■ Stated exercise:
Pictures in the data below are not part of the copy; transcribe everything else exactly.

■ Material:
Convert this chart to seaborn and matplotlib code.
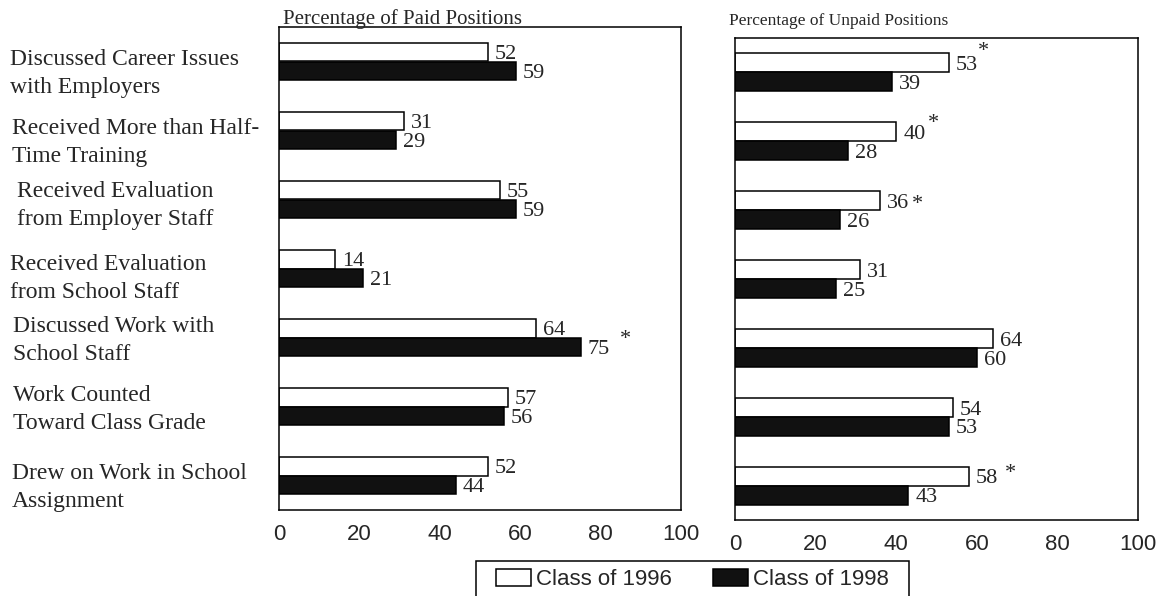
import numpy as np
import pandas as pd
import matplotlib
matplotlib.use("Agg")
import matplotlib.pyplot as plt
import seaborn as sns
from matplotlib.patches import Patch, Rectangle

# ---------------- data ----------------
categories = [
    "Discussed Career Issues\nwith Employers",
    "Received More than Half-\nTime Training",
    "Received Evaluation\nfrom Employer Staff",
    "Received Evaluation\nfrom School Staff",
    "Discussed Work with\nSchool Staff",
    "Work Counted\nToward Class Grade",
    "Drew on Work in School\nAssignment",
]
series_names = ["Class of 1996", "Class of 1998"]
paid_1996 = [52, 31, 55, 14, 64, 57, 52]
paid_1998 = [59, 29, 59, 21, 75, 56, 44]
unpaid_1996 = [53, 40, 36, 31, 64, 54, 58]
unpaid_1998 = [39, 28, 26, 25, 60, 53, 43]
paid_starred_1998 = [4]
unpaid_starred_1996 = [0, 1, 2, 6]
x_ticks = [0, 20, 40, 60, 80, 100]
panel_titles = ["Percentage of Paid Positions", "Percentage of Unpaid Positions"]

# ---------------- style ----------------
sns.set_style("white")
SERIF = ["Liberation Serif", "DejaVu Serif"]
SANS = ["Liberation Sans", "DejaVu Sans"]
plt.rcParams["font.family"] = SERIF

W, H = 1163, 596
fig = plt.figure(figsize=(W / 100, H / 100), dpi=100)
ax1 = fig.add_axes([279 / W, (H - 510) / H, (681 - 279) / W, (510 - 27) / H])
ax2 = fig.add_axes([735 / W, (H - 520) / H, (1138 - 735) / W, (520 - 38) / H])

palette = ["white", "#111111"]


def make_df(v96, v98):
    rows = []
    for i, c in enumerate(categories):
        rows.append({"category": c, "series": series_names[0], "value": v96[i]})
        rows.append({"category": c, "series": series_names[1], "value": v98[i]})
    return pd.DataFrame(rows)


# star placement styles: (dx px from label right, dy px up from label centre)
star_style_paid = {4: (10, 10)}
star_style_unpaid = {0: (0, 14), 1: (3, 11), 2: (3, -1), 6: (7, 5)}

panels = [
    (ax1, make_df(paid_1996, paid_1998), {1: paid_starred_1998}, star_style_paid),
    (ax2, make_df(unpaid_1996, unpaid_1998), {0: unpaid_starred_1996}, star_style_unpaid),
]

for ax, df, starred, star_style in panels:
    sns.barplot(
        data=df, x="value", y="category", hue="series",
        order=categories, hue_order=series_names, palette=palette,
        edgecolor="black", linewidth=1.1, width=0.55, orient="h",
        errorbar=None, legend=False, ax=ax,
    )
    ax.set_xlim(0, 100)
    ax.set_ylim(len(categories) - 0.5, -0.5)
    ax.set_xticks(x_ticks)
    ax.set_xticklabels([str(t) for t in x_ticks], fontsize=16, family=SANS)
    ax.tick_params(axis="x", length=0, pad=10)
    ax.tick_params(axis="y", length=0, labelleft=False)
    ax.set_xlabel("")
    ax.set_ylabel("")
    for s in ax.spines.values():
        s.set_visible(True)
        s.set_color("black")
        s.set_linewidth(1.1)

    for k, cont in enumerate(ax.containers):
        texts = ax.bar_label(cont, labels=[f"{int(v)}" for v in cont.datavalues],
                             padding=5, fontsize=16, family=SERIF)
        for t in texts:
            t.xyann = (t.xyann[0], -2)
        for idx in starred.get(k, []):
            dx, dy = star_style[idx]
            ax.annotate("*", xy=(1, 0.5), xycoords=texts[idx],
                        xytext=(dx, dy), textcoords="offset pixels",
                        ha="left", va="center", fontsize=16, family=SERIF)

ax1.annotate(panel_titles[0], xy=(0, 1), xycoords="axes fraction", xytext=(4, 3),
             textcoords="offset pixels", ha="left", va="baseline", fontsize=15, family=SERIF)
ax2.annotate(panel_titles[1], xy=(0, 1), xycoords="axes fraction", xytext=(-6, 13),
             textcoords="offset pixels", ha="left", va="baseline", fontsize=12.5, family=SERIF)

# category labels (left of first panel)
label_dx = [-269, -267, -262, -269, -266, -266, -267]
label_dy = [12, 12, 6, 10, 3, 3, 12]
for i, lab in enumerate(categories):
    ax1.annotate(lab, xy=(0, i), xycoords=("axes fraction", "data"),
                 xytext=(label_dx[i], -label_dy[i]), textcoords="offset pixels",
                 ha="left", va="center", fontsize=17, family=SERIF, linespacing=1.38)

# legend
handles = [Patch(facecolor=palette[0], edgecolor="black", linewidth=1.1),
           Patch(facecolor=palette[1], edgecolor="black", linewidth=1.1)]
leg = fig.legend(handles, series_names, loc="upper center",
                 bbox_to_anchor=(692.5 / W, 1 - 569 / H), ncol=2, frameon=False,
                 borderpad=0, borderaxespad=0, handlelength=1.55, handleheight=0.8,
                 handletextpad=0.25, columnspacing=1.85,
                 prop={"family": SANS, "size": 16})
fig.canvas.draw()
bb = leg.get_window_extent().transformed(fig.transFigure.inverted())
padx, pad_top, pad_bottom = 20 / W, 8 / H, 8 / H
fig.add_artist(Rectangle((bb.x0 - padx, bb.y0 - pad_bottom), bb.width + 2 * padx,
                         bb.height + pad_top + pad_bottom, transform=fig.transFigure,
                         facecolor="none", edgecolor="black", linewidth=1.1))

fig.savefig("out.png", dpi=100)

■ Worked answer:
Convert this chart to seaborn and matplotlib code.
import numpy as np
import pandas as pd
import matplotlib
matplotlib.use("Agg")
import matplotlib.pyplot as plt
import seaborn as sns
from matplotlib.patches import Patch, Rectangle

# ---------------- data ----------------
categories = [
    "Discussed Career Issues\nwith Employers",
    "Received More than Half-\nTime Training",
    "Received Evaluation\nfrom Employer Staff",
    "Received Evaluation\nfrom School Staff",
    "Discussed Work with\nSchool Staff",
    "Work Counted\nToward Class Grade",
    "Drew on Work in School\nAssignment",
]
series_names = ["Class of 1996", "Class of 1998"]
paid_1996 = [52, 31, 55, 14, 64, 57, 52]
paid_1998 = [59, 29, 59, 21, 75, 56, 44]
unpaid_1996 = [53, 40, 36, 31, 64, 54, 58]
unpaid_1998 = [39, 28, 26, 25, 60, 53, 43]
paid_starred_1998 = [4]
unpaid_starred_1996 = [0, 1, 2, 6]
x_ticks = [0, 20, 40, 60, 80, 100]
panel_titles = ["Percentage of Paid Positions", "Percentage of Unpaid Positions"]

# ---------------- style ----------------
sns.set_style("white")
SERIF = ["Liberation Serif", "DejaVu Serif"]
SANS = ["Liberation Sans", "DejaVu Sans"]
plt.rcParams["font.family"] = SERIF

W, H = 1163, 596
fig = plt.figure(figsize=(W / 100, H / 100), dpi=100)
ax1 = fig.add_axes([279 / W, (H - 510) / H, (681 - 279) / W, (510 - 27) / H])
ax2 = fig.add_axes([735 / W, (H - 520) / H, (1138 - 735) / W, (520 - 38) / H])

palette = ["white", "#111111"]


def make_df(v96, v98):
    rows = []
    for i, c in enumerate(categories):
        rows.append({"category": c, "series": series_names[0], "value": v96[i]})
        rows.append({"category": c, "series": series_names[1], "value": v98[i]})
    return pd.DataFrame(rows)


# star placement styles: (dx px from label right, dy px up from label centre)
star_style_paid = {4: (10, 10)}
star_style_unpaid = {0: (0, 14), 1: (3, 11), 2: (3, -1), 6: (7, 5)}

panels = [
    (ax1, make_df(paid_1996, paid_1998), {1: paid_starred_1998}, star_style_paid),
    (ax2, make_df(unpaid_1996, unpaid_1998), {0: unpaid_starred_1996}, star_style_unpaid),
]

for ax, df, starred, star_style in panels:
    sns.barplot(
        data=df, x="value", y="category", hue="series",
        order=categories, hue_order=series_names, palette=palette,
        edgecolor="black", linewidth=1.1, width=0.55, orient="h",
        errorbar=None, legend=False, ax=ax,
    )
    ax.set_xlim(0, 100)
    ax.set_ylim(len(categories) - 0.5, -0.5)
    ax.set_xticks(x_ticks)
    ax.set_xticklabels([str(t) for t in x_ticks], fontsize=16, family=SANS)
    ax.tick_params(axis="x", length=0, pad=10)
    ax.tick_params(axis="y", length=0, labelleft=False)
    ax.set_xlabel("")
    ax.set_ylabel("")
    for s in ax.spines.values():
        s.set_visible(True)
        s.set_color("black")
        s.set_linewidth(1.1)

    for k, cont in enumerate(ax.containers):
        texts = ax.bar_label(cont, labels=[f"{int(v)}" for v in cont.datavalues],
                             padding=5, fontsize=16, family=SERIF)
        for t in texts:
            t.xyann = (t.xyann[0], -2)
        for idx in starred.get(k, []):
            dx, dy = star_style[idx]
            ax.annotate("*", xy=(1, 0.5), xycoords=texts[idx],
                        xytext=(dx, dy), textcoords="offset pixels",
                        ha="left", va="center", fontsize=16, family=SERIF)

ax1.annotate(panel_titles[0], xy=(0, 1), xycoords="axes fraction", xytext=(4, 3),
             textcoords="offset pixels", ha="left", va="baseline", fontsize=15, family=SERIF)
ax2.annotate(panel_titles[1], xy=(0, 1), xycoords="axes fraction", xytext=(-6, 13),
             textcoords="offset pixels", ha="left", va="baseline", fontsize=12.5, family=SERIF)

# category labels (left of first panel)
label_dx = [-269, -267, -262, -269, -266, -266, -267]
label_dy = [12, 12, 6, 10, 3, 3, 12]
for i, lab in enumerate(categories):
    ax1.annotate(lab, xy=(0, i), xycoords=("axes fraction", "data"),
                 xytext=(label_dx[i], -label_dy[i]), textcoords="offset pixels",
                 ha="left", va="center", fontsize=17, family=SERIF, linespacing=1.38)

# legend
handles = [Patch(facecolor=palette[0], edgecolor="black", linewidth=1.1),
           Patch(facecolor=palette[1], edgecolor="black", linewidth=1.1)]
leg = fig.legend(handles, series_names, loc="upper center",
                 bbox_to_anchor=(692.5 / W, 1 - 569 / H), ncol=2, frameon=False,
                 borderpad=0, borderaxespad=0, handlelength=1.55, handleheight=0.8,
                 handletextpad=0.25, columnspacing=1.85,
                 prop={"family": SANS, "size": 16})
fig.canvas.draw()
bb = leg.get_window_extent().transformed(fig.transFigure.inverted())
padx, pad_top, pad_bottom = 20 / W, 8 / H, 8 / H
fig.add_artist(Rectangle((bb.x0 - padx, bb.y0 - pad_bottom), bb.width + 2 * padx,
                         bb.height + pad_top + pad_bottom, transform=fig.transFigure,
                         facecolor="none", edgecolor="black", linewidth=1.1))

fig.savefig("out.png", dpi=100)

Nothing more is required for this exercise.